--- start of Provided material ---
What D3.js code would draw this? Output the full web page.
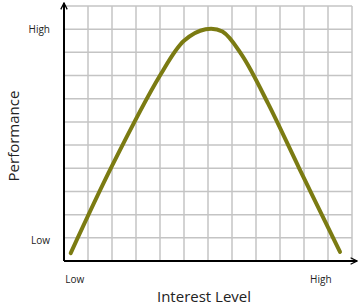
<!DOCTYPE html>
<html>
<head>
<meta charset="utf-8">
<script src="https://cdn.jsdelivr.net/npm/d3@7"></script>
<style>
  body { margin: 0; background: #fff; }
  text { font-family: "Open Sans", "Noto Sans", sans-serif; fill: #222; }
</style>
</head>
<body>
<div id="chart"></div>
<script>
// curve, in grid units (12 columns x 11 rows)
let curveX = [0.28, 2.0, 4.0, 5.0, 5.9, 6.6, 7.4, 8.5, 9.8, 11.5],
    curveY = [0.34, 4.1, 8.0, 9.5, 10.0, 9.9, 8.9, 6.8, 4.0, 0.39];

let xTickValues = [0.45, 10.7],
    xTickLabels = ["Low", "High"],
    yTickValues = [0.9, 10],
    yTickLabels = ["Low", "High"];

let width = 361, height = 306,
    margin = { top: 6, right: 9, bottom: 45, left: 64 },
    innerW = width - margin.left - margin.right,
    innerH = height - margin.top - margin.bottom;

let svg = d3.select("#chart").append("svg").attr("width", width).attr("height", height),
    g = svg.append("g").attr("transform", `translate(${margin.left},${margin.top})`);

let x = d3.scaleLinear().domain([0, 12]).range([0, innerW]),
    y = d3.scaleLinear().domain([0, 11]).range([innerH, 0]);

// grid
g.append("g")
    .selectAll("line")
    .data(d3.range(1, 13))
    .join("line")
    .attr("x1", d => x(d)).attr("x2", d => x(d))
    .attr("y1", 0).attr("y2", innerH)
    .attr("stroke", "#c4c4c4").attr("stroke-width", 1.5);

g.append("g")
    .selectAll("line")
    .data(d3.range(1, 12))
    .join("line")
    .attr("x1", 0).attr("x2", innerW)
    .attr("y1", d => y(d)).attr("y2", d => y(d))
    .attr("stroke", "#c4c4c4").attr("stroke-width", 1.5);

// arrow marker
svg.append("defs").append("marker")
    .attr("id", "arrow")
    .attr("viewBox", "0 0 10 10")
    .attr("refX", 9).attr("refY", 5)
    .attr("markerWidth", 8).attr("markerHeight", 8)
    .attr("markerUnits", "userSpaceOnUse")
    .attr("orient", "auto")
    .append("path")
    .attr("d", "M1,1 L9,5 L1,9")
    .attr("fill", "none")
    .attr("stroke", "#000")
    .attr("stroke-width", 1.6);

// axes
g.append("line")
    .attr("x1", 0).attr("y1", innerH)
    .attr("x2", innerW + 5).attr("y2", innerH)
    .attr("stroke", "#000").attr("stroke-width", 2)
    .attr("marker-end", "url(#arrow)");

g.append("line")
    .attr("x1", 0).attr("y1", innerH)
    .attr("x2", 0).attr("y2", -3)
    .attr("stroke", "#000").attr("stroke-width", 2)
    .attr("marker-end", "url(#arrow)");

// curve
let line = d3.line()
    .x(d => x(d[0]))
    .y(d => y(d[1]))
    .curve(d3.curveCatmullRom.alpha(0.5));

g.append("path")
    .datum(d3.zip(curveX, curveY))
    .attr("fill", "none")
    .attr("stroke", "#7b7b12")
    .attr("stroke-width", 4)
    .attr("stroke-linecap", "round")
    .attr("d", line);

// tick labels
g.append("g")
    .selectAll("text")
    .data(yTickValues)
    .join("text")
    .attr("x", -14)
    .attr("y", d => y(d))
    .attr("dy", "0.35em")
    .attr("text-anchor", "end")
    .style("font-size", "10px")
    .text((d, i) => yTickLabels[i]);

g.append("g")
    .selectAll("text")
    .data(xTickValues)
    .join("text")
    .attr("x", d => x(d))
    .attr("y", innerH + 22)
    .attr("text-anchor", "middle")
    .style("font-size", "10px")
    .text((d, i) => xTickLabels[i]);

// axis titles
svg.append("text")
    .attr("x", 204)
    .attr("y", 302)
    .attr("text-anchor", "middle")
    .style("font-size", "15px")
    .text("Interest Level");

svg.append("text")
    .attr("transform", "translate(19,136) rotate(-90)")
    .attr("text-anchor", "middle")
    .style("font-size", "15px")
    .text("Performance");
</script>
</body>
</html>
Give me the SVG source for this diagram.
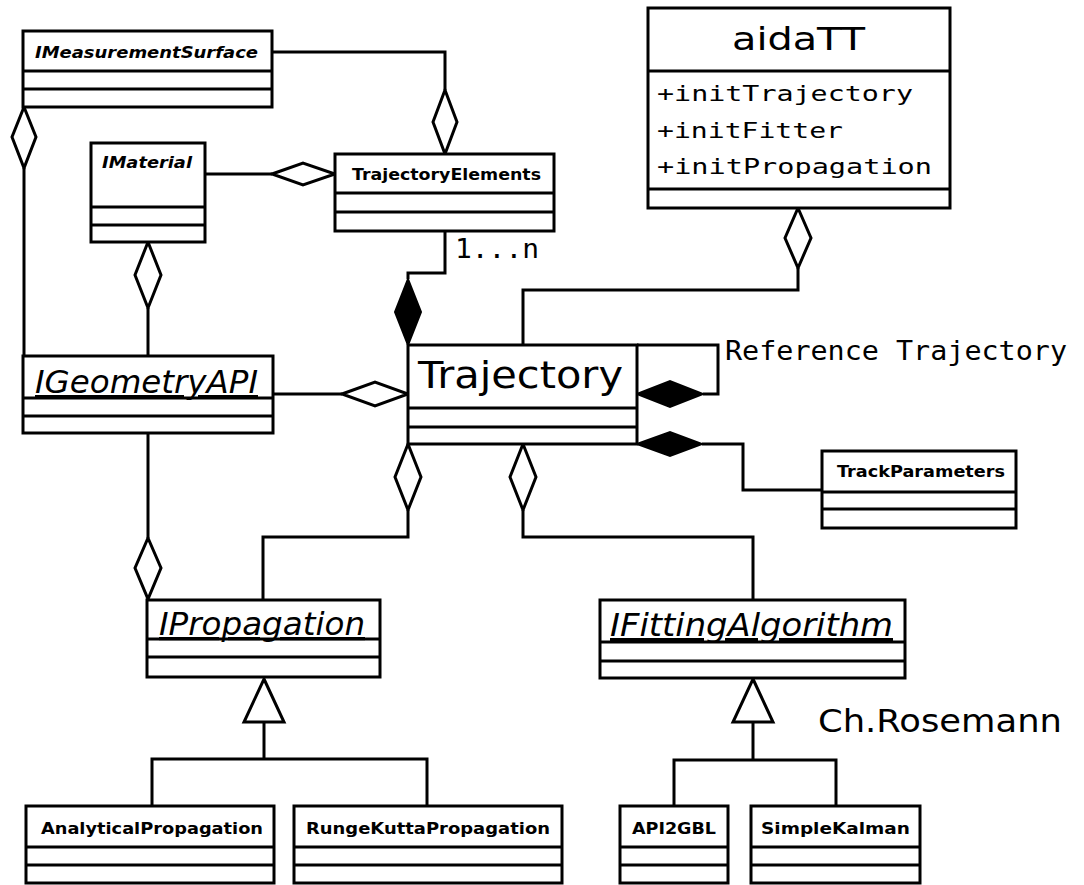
--- end of Provided material ---
Nothing in the entries above should change when they are printed again, except that the pictures are dropped.

# [Written solution]
What D3.js code would draw this? Output the full web page.
<!DOCTYPE html>
<html>
<head>
<meta charset="utf-8">
<script src="https://cdn.jsdelivr.net/npm/d3@7"></script>
<style>
  body { margin: 0; background: #fff; }
  text { font-family: "Open Sans", "Noto Sans", sans-serif; fill: #222; }
</style>
</head>
<body>
<div id="chart"></div>
<script>
// curve, in grid units (12 columns x 11 rows)
let curveX = [0.28, 2.0, 4.0, 5.0, 5.9, 6.6, 7.4, 8.5, 9.8, 11.5],
    curveY = [0.34, 4.1, 8.0, 9.5, 10.0, 9.9, 8.9, 6.8, 4.0, 0.39];

let xTickValues = [0.45, 10.7],
    xTickLabels = ["Low", "High"],
    yTickValues = [0.9, 10],
    yTickLabels = ["Low", "High"];

let width = 361, height = 306,
    margin = { top: 6, right: 9, bottom: 45, left: 64 },
    innerW = width - margin.left - margin.right,
    innerH = height - margin.top - margin.bottom;

let svg = d3.select("#chart").append("svg").attr("width", width).attr("height", height),
    g = svg.append("g").attr("transform", `translate(${margin.left},${margin.top})`);

let x = d3.scaleLinear().domain([0, 12]).range([0, innerW]),
    y = d3.scaleLinear().domain([0, 11]).range([innerH, 0]);

// grid
g.append("g")
    .selectAll("line")
    .data(d3.range(1, 13))
    .join("line")
    .attr("x1", d => x(d)).attr("x2", d => x(d))
    .attr("y1", 0).attr("y2", innerH)
    .attr("stroke", "#c4c4c4").attr("stroke-width", 1.5);

g.append("g")
    .selectAll("line")
    .data(d3.range(1, 12))
    .join("line")
    .attr("x1", 0).attr("x2", innerW)
    .attr("y1", d => y(d)).attr("y2", d => y(d))
    .attr("stroke", "#c4c4c4").attr("stroke-width", 1.5);

// arrow marker
svg.append("defs").append("marker")
    .attr("id", "arrow")
    .attr("viewBox", "0 0 10 10")
    .attr("refX", 9).attr("refY", 5)
    .attr("markerWidth", 8).attr("markerHeight", 8)
    .attr("markerUnits", "userSpaceOnUse")
    .attr("orient", "auto")
    .append("path")
    .attr("d", "M1,1 L9,5 L1,9")
    .attr("fill", "none")
    .attr("stroke", "#000")
    .attr("stroke-width", 1.6);

// axes
g.append("line")
    .attr("x1", 0).attr("y1", innerH)
    .attr("x2", innerW + 5).attr("y2", innerH)
    .attr("stroke", "#000").attr("stroke-width", 2)
    .attr("marker-end", "url(#arrow)");

g.append("line")
    .attr("x1", 0).attr("y1", innerH)
    .attr("x2", 0).attr("y2", -3)
    .attr("stroke", "#000").attr("stroke-width", 2)
    .attr("marker-end", "url(#arrow)");

// curve
let line = d3.line()
    .x(d => x(d[0]))
    .y(d => y(d[1]))
    .curve(d3.curveCatmullRom.alpha(0.5));

g.append("path")
    .datum(d3.zip(curveX, curveY))
    .attr("fill", "none")
    .attr("stroke", "#7b7b12")
    .attr("stroke-width", 4)
    .attr("stroke-linecap", "round")
    .attr("d", line);

// tick labels
g.append("g")
    .selectAll("text")
    .data(yTickValues)
    .join("text")
    .attr("x", -14)
    .attr("y", d => y(d))
    .attr("dy", "0.35em")
    .attr("text-anchor", "end")
    .style("font-size", "10px")
    .text((d, i) => yTickLabels[i]);

g.append("g")
    .selectAll("text")
    .data(xTickValues)
    .join("text")
    .attr("x", d => x(d))
    .attr("y", innerH + 22)
    .attr("text-anchor", "middle")
    .style("font-size", "10px")
    .text((d, i) => xTickLabels[i]);

// axis titles
svg.append("text")
    .attr("x", 204)
    .attr("y", 302)
    .attr("text-anchor", "middle")
    .style("font-size", "15px")
    .text("Interest Level");

svg.append("text")
    .attr("transform", "translate(19,136) rotate(-90)")
    .attr("text-anchor", "middle")
    .style("font-size", "15px")
    .text("Performance");
</script>
</body>
</html>
Give me the SVG source for this diagram.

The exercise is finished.